Don’t put your personal information out there
A decade ago, your parents probably warned you about the “strangers” and “dangerous people” haunting AOL chatrooms. Maybe they said that telling MMO buddies your first name could mean inviting some 50-year-old mouthbreather to stand outside your window all night. We’ve been on the internet long enough to know that, for the most part, people who play games online are not going to stalk you because you told them what city you live in. That said, it’s hard to vet how safe online friends are. And it’s easy to leverage even the tiniest bits of personal information against someone.
Somtetimes, even just knowing your mom’s maiden name can be the key to your goods. Other times, someone can impersonate you to your cell phone provider’s customer service rep using your birthday and the last four digits of your social security number. It might not even take that much. People voluntarily overshare on Twitter and Facebook all the time.

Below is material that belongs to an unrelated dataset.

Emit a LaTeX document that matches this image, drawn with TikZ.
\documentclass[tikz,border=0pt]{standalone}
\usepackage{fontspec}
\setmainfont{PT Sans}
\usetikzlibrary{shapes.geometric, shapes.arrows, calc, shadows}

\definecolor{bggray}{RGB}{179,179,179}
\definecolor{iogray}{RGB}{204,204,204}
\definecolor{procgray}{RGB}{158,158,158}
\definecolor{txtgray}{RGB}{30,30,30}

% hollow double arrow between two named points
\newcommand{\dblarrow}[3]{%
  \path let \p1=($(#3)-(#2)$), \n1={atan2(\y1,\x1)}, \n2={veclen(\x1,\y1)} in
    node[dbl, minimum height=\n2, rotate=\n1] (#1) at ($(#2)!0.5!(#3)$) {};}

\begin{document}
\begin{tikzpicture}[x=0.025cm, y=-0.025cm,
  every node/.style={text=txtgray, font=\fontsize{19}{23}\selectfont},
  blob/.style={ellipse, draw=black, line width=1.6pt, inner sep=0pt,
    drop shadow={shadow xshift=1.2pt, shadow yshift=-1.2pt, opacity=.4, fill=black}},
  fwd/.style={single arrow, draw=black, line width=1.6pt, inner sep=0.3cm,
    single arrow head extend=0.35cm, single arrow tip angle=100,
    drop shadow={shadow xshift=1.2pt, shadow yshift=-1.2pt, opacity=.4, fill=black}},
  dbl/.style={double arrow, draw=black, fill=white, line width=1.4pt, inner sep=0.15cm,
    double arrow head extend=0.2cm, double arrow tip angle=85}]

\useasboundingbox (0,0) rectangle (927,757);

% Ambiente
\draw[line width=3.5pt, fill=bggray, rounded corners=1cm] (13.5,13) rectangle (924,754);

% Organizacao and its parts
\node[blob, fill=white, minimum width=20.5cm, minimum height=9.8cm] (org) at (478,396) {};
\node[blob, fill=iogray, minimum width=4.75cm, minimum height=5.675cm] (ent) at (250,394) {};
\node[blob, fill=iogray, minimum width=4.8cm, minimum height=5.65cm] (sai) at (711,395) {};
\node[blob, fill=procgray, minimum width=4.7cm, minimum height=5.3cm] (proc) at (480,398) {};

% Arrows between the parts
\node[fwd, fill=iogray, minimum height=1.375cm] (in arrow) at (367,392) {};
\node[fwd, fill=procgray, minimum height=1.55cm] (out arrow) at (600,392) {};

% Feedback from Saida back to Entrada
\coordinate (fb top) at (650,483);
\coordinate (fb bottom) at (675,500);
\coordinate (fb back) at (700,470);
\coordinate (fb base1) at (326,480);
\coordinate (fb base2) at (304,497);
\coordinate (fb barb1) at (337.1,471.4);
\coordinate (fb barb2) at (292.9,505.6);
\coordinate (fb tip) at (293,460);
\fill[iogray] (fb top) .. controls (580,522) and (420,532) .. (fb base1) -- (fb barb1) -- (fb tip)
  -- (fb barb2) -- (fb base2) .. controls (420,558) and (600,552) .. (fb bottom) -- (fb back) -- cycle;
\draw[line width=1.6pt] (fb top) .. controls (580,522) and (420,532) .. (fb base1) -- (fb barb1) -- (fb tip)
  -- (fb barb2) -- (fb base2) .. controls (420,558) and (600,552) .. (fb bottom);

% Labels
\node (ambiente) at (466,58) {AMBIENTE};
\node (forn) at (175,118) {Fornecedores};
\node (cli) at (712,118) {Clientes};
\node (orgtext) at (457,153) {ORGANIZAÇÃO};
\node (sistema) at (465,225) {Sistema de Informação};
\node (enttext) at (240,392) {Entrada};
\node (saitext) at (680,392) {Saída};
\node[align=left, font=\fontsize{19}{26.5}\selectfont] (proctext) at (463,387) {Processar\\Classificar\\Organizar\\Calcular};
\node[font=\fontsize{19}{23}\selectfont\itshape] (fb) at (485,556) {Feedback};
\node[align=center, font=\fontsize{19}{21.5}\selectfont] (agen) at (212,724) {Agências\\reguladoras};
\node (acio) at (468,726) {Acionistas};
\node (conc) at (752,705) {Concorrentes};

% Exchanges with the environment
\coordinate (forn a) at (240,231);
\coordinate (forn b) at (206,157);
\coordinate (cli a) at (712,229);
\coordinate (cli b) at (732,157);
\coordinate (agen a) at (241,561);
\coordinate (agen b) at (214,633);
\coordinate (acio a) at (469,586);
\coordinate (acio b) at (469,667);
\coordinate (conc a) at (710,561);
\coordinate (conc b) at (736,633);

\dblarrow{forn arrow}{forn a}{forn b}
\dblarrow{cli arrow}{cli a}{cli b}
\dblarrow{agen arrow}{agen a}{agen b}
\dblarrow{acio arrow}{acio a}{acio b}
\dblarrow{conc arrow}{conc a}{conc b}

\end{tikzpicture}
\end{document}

If you are playing video games online—or streaming yourself playing video games—here’s a handy list of topics to avoid to protect yourself from potential harm:
Your full name
The full names of the people closest to you
Your exact birthday
Your address or a picture of your home
Your phone number
Your social security number
Any banking information
Where embarrassing photos of you live
Physical places you frequent (i.e. schools, restaurants, stores)
Any combination of this information can spell out exactly who you are, where you live and how to find you. You will need to rely on your own judgment when it comes to trusting strangers. Suffice to say, there isn’t any reason to give out any of the above information to anyone you’re gaming with. (Bonus: You can get a gaming-specific VPN—or, a private network that masks where you are—to really protect yourself from getting tracked.)

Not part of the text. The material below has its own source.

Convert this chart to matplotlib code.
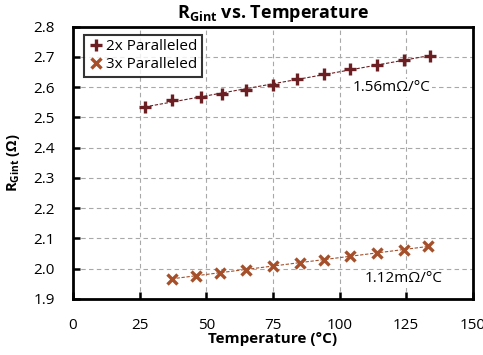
import numpy as np
import matplotlib
matplotlib.use("Agg")
import matplotlib.pyplot as plt

plt.rcParams["font.family"] = ["Open Sans", "DejaVu Sans"]
plt.rcParams["mathtext.fontset"] = "custom"
plt.rcParams["mathtext.rm"] = "Open Sans"
plt.rcParams["mathtext.bf"] = "Open Sans:bold"

temp_2x = [27, 37, 48, 56, 65, 75, 84, 94, 104, 114, 124, 134]
r_2x = [2.535, 2.557, 2.566, 2.578, 2.592, 2.607, 2.626, 2.643, 2.659, 2.672, 2.691, 2.704]

temp_3x = [37, 46, 55, 65, 75, 85, 94, 104, 114, 124, 133]
r_3x = [1.967, 1.976, 1.987, 1.997, 2.009, 2.019, 2.029, 2.041, 2.052, 2.063, 2.074]

labels = ["2x Paralleled", "3x Paralleled"]
slopes = ["1.56m\u03a9/\u00b0C", "1.12m\u03a9/\u00b0C"]
c2 = "#6b1f22"
c3 = "#a5502a"

fig = plt.figure(figsize=(4.83, 3.55), dpi=100)
ax = fig.add_axes([0.151, 0.158, 0.828, 0.767])

# trend lines
for t, r, c in [(temp_2x, r_2x, c2), (temp_3x, r_3x, c3)]:
    k, b = np.polyfit(t, r, 1)
    xs = np.array([t[0], t[-1]])
    ax.plot(xs, k * xs + b, color=c, linestyle="--", linewidth=0.8, dashes=(3, 1.5), zorder=2)

ax.plot(temp_2x, r_2x, linestyle="none", marker="+", markersize=8, color=c2,
        markeredgewidth=2.4, label=labels[0], zorder=3)
ax.plot(temp_3x, r_3x, linestyle="none", marker="x", markersize=7, color=c3,
        markeredgewidth=2.4, label=labels[1], zorder=3)

ax.set_xlim(0, 150)
ax.set_ylim(1.9, 2.8)
ax.set_xticks(range(0, 151, 25))
ax.set_yticks(np.arange(1.9, 2.81, 0.1))
ax.set_yticklabels([f"{v:.1f}" for v in np.arange(1.9, 2.81, 0.1)])
ax.tick_params(axis="both", direction="in", length=5, width=1.8, labelsize=11, colors="black")
ax.tick_params(axis="y", pad=13)
ax.tick_params(axis="x", pad=14)
for s in ax.spines.values():
    s.set_linewidth(2)
ax.grid(True, color="#a8a8a8", linestyle="--", linewidth=0.8, dashes=(4, 3))
ax.set_axisbelow(True)

ax.set_title(r"$\mathbf{R_{Gint}}$ vs. Temperature", fontsize=13, fontweight="bold", pad=6)
ax.set_xlabel("Temperature (\u00b0C)", fontsize=11, fontweight="bold", labelpad=-1)
ax.set_ylabel(r"$\mathbf{R_{Gint}}$ ($\mathbf{\Omega}$)", fontsize=10.5, fontweight="bold", labelpad=8)

ax.text(119.5, 2.598, slopes[0], fontsize=11, ha="center", va="center",
        bbox=dict(facecolor="white", edgecolor="none", pad=1), zorder=2.5)
ax.text(124, 1.967, slopes[1], fontsize=11, ha="center", va="center",
        bbox=dict(facecolor="white", edgecolor="none", pad=1), zorder=2.5)

leg = ax.legend(loc="upper left", bbox_to_anchor=(0.027, 0.97), fontsize=11, frameon=True,
                fancybox=False, edgecolor="black", handletextpad=0.15, handlelength=1.0,
                borderpad=0.3, labelspacing=0.2, borderaxespad=0)
leg.get_frame().set_linewidth(1.5)

fig.savefig("out.png", dpi=100)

Listen, if you’re trolling darkweb marketplaces for high-ranked League of Legends accounts, you’re inherently putting your security at risk. Games’ Terms of Service exist to protect developers, yes, but also, to protect gamers. If you’re doing something that flagrantly breaks a game’s Terms of Service, like purchasing in-game currency or installing cheat software, you could be giving an opening to hackers.
The sad, solemn truth is that it is impossible to account for everything. It really is. Good hacks happen to good, vigilant people. However, with these tips, you can exercise a little more control over the chaos that is the internet.